C'est après la mort de Bolotte que j'ai appris la terrible accusation qui pesait sur lui : il était préfet de Guadeloupe en mai 1967, lorsqu'une répression terrible a fait entre soixante et deux cents morts dans ce département. On dit que c'est lui qui a donné blanc-seing aux CRS.
Lorsque j'ai connu ces faits qui lui étaient imputés, j'en suis resté pantois, blessé. Je savais qu'auparavant, Bolotte avait joué un rôle dans la bataille d'Alger. Je me souvenais de ce qu'il disait de la guerre d'Algérie : "la grande erreur, ça a été de laisser le droit de vie ou de mort à des sergents". Cette phrase m'avait fait frissonner, je ne voyais pas que ce fût mieux de laisser ce droit sur les prisonniers à des officiers. Mon père était officier du contingent en Algérie et il a participé pendant neuf mois à la bataille d'Alger.

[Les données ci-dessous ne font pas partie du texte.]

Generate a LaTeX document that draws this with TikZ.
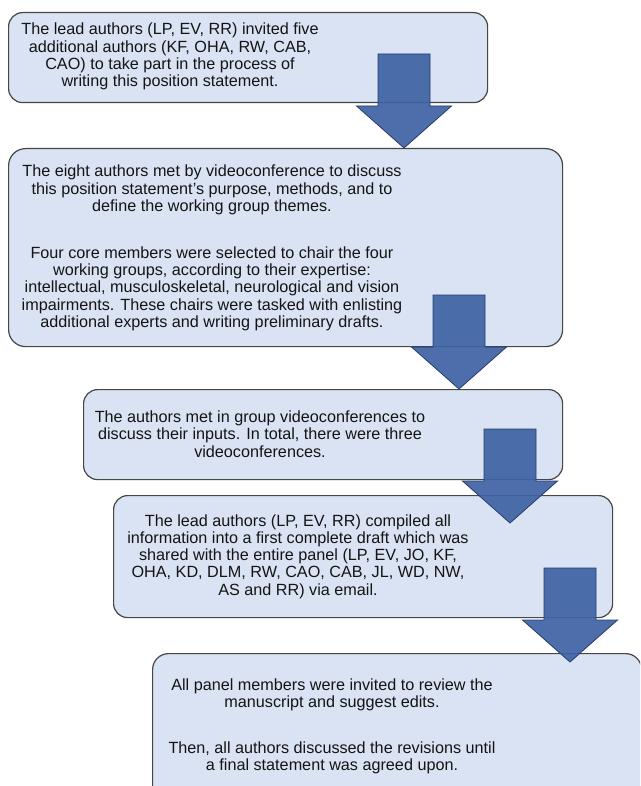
\documentclass[tikz,border=0pt]{standalone}
\usepackage{fontspec}
\setmainfont{Liberation Sans}
\definecolor{boxfill}{RGB}{218,227,243}
\definecolor{boxline}{RGB}{70,70,70}
\definecolor{arrowfill}{RGB}{64,99,164}
\definecolor{arrowline}{RGB}{38,60,108}
\tikzset{
  flowbox/.style={draw=boxline, fill=boxfill, line width=1.2pt, rounded corners=14pt,
    inner sep=0pt, anchor=north west},
  flowtext/.style={align=center, font=\fontsize{16.2}{17.3}\selectfont, text=black!92,
    inner sep=0pt},
  blockarrow/.pic={
    \filldraw[fill=arrowfill, fill opacity=0.93, draw=arrowline, line width=0.8pt, line join=miter]
      (0,0) -- (-47.5,-42) -- (-26,-42) -- (-26,-94) -- (26,-94) -- (26,-42) -- (47.5,-42) -- cycle;
  }
}
\begin{document}
\begin{tikzpicture}[x=1pt, y=-1pt]
  \useasboundingbox (0,0) rectangle (640,786);
  \clip (0,0) rectangle (640,786);
  \fill[white] (0,0) rectangle (640,786);

  % boxes
  \node[flowbox, minimum width=479pt, minimum height=90pt] (b1) at (8,12) {};
  \node[flowbox, minimum width=554pt, minimum height=198pt, rounded corners=17pt] (b2) at (8,148) {};
  \node[flowbox, minimum width=479pt, minimum height=90pt] (b3) at (83,389) {};
  \node[flowbox, minimum width=499pt, minimum height=122pt] (b4) at (113,495) {};
  \node[flowbox, minimum width=489pt, minimum height=150pt, rounded corners=16pt] (b5) at (152,653) {};

  % texts
  \node[flowtext] (t1) at (170,56.5) {The lead authors (LP, EV, RR) invited five\\
    additional authors (KF, OHA, RW, CAB,\\
    CAO) to take part in the process of\\
    writing this position statement.};
  \node[flowtext] (t2) at (212,248) {The eight authors met by videoconference to discuss\\
    this position statement’s purpose, methods, and to\\
    define the working group themes.\\[29.7pt]
    Four core members were selected to chair the four\\
    working groups, according to their expertise:\\
    intellectual, musculoskeletal, neurological and vision\\
    impairments. These chairs were tasked with enlisting\\
    additional experts and writing preliminary drafts.};
  \node[flowtext] (t3) at (260,434) {The authors met in group videoconferences to\\
    discuss their inputs. In total, there were three\\
    videoconferences.};
  \node[flowtext] (t4) at (298,556.5) {The lead authors (LP, EV, RR) compiled all\\
    information into a first complete draft which was\\
    shared with the entire panel (LP, EV, JO, KF,\\
    OHA, KD, DLM, RW, CAO, CAB, JL, WD, NW,\\
    AS and RR) via email.};
  \node[flowtext] (t5) at (332,726.5) {All panel members were invited to review the\\
    manuscript and suggest edits.\\[28.7pt]
    Then, all authors discussed the revisions until\\
    a final statement was agreed upon.};

  % block arrows (tips tied to the box they point into)
  \coordinate (tip1) at ([xshift=396pt]b2.north west);
  \coordinate (tip2) at ([xshift=376pt]b3.north west);
  \coordinate (tip3) at ([xshift=397pt,yshift=-28pt]b4.north west);
  \coordinate (tip4) at ([xshift=418pt,yshift=-9pt]b5.north west);
  \pic (a1) at (tip1) {blockarrow};
  \pic (a2) at (tip2) {blockarrow};
  \pic (a3) at (tip3) {blockarrow};
  \pic (a4) at (tip4) {blockarrow};
\end{tikzpicture}
\end{document}
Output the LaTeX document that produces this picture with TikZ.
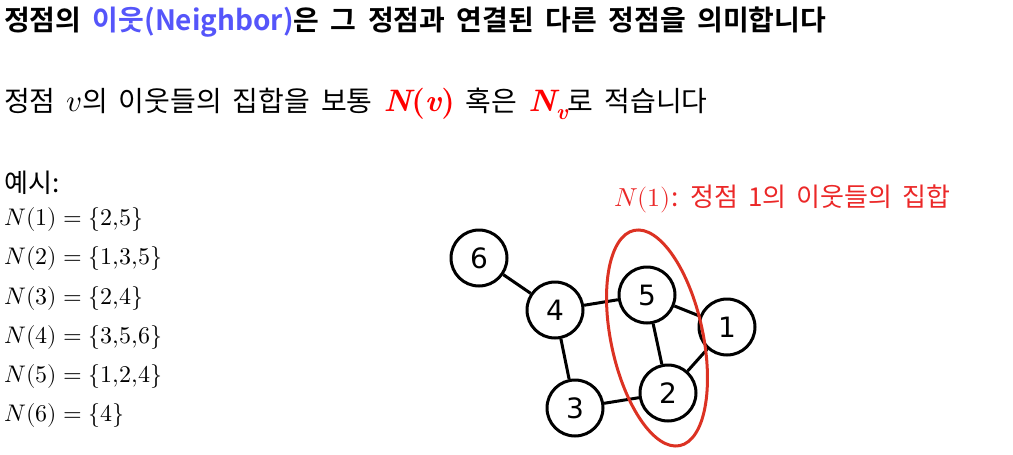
\documentclass[tikz,border=0pt]{standalone}
\usepackage{fontspec}
\usepackage{unicode-math}
\setmainfont{Noto Sans CJK KR}[WordSpace=1.75]
\setmathfont{Latin Modern Math}
\newfontfamily\krb{Noto Sans CJK KR Bold}[WordSpace=1.8]
\newfontfamily\dejavu{DejaVu Sans}
\newfontfamily\lmr{Latin Modern Roman}
\newcommand{\bi}[1]{{\lmr\bfseries\itshape #1}}
\newcommand{\bu}[1]{{\lmr\bfseries #1}}
\definecolor{titleblue}{RGB}{85,85,250}
\definecolor{capred}{RGB}{235,40,40}
\definecolor{ellred}{RGB}{220,50,35}
\begin{document}
\begin{tikzpicture}[x=1pt,y=-1pt,
  vtx/.style={circle,draw=black,line width=3pt,minimum size=56pt,inner sep=0pt,font=\dejavu\fontsize{28}{28}\selectfont},
  edge/.style={line width=3pt},
  txt/.style={anchor=west,inner sep=0pt},
  lst/.style={anchor=west,inner sep=0pt,font=\fontsize{24}{24}\selectfont}]
\useasboundingbox (0,0) rectangle (1013,455);
\node[txt,font=\krb\fontsize{28}{28}\selectfont] (title) at (4,22) {정점의 \textcolor{titleblue}{이웃(Neighbor)}은 그 정점과 연결된 다른 정점을 의미합니다};
\node[txt,font=\fontsize{28}{28}\selectfont] (line2) at (4,104) {정점 {\fontsize{31}{31}\selectfont$v$}의 이웃들의 집합을 보통 \textcolor{red}{\fontsize{31}{31}\selectfont\bi{N}\bu{(}\bi{v}\bu{)}} 혹은 \textcolor{red}{\fontsize{31}{31}\selectfont\bi{N}\raisebox{-0.25em}{\fontsize{22}{22}\selectfont\bi{v}}}로 적습니다};
\node[txt,font=\fontsize{26}{26}\selectfont] (ex) at (4,183) {예시:};
\node[lst] (l1) at (4,219) {$N(1)=\{2{,}5\}$};
\node[lst] (l2) at (4,258) {$N(2)=\{1{,}3{,}5\}$};
\node[lst] (l3) at (4,298) {$N(3)=\{2{,}4\}$};
\node[lst] (l4) at (4,337) {$N(4)=\{3{,}5{,}6\}$};
\node[lst] (l5) at (4,376) {$N(5)=\{1{,}2{,}4\}$};
\node[lst] (l6) at (4,415) {$N(6)=\{4\}$};
\node[txt,font=\fontsize{26}{26}\selectfont,text=capred] (cap) at (614,199) {$N(1)$: 정점 1의 이웃들의 집합};
\node[vtx] (n6) at (479,258) {6};
\node[vtx] (n4) at (555,310) {4};
\node[vtx] (n5) at (647,295) {5};
\node[vtx] (n1) at (727,327) {1};
\node[vtx] (n2) at (668,393) {2};
\node[vtx] (n3) at (575,408) {3};
\draw[edge] (n6) -- (n4);
\draw[edge] (n4) -- (n5);
\draw[edge] (n4) -- (n3);
\draw[edge] (n5) -- (n1);
\draw[edge] (n5) -- (n2);
\draw[edge] (n1) -- (n2);
\draw[edge] (n3) -- (n2);
\draw[ellred,line width=3pt,rotate around={12:(657,338)}] (657,338) ellipse (46 and 110);
\end{tikzpicture}
\end{document}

Je me souvenais aussi de conversations à propos de Papon. J'évoquais l'horreur de Charonne et d'événements connexes. Il m'expliquait le dispositif policier et, sans excuser, rappelait le contexte, indiquait que Papon n'avait pas donné d'ordre mais avait choisi de fermer les yeux sur le désir de ses troupes policières de se venger. L'intention venait de la base.
Et en Guadeloupe ?
Et lui, Bolotte, qu'avait-il choisi ?
On ne peut pas imaginer personnage moins sanguinaire d'aspect, il avait l'air un peu paperassier, toujours plongé dans des masses de documentation parce qu'il était en charge des questions financières et de ce qui concernait l'urbanisme et les permis de construire pour le maire, ce sont des domanes très techniques où son expérience administrative faisait merveille. Cet homme pouvait-il avoir donné l'ordre aux CRS de tirer à balle réelle ?
On dit que l'habit ne fait pas le moine. Une de mes ancêtres un peu ballottée par la Révolution a écrit, pensive, sur un coin de feuille, en l'an VI ou VII : "minimum ne credere colori", "croire le moins possible à la couleur", en quelque sorte "se fier le moins possible à la couleur des choses".
Depuis que je sais ce dont on accuse Bolotte, je ne peux pas m'empêcher d'imaginer sa grosse rosette de commandeur de la Légion d'Honneur comme un tache de sang sur le revers de sa veste.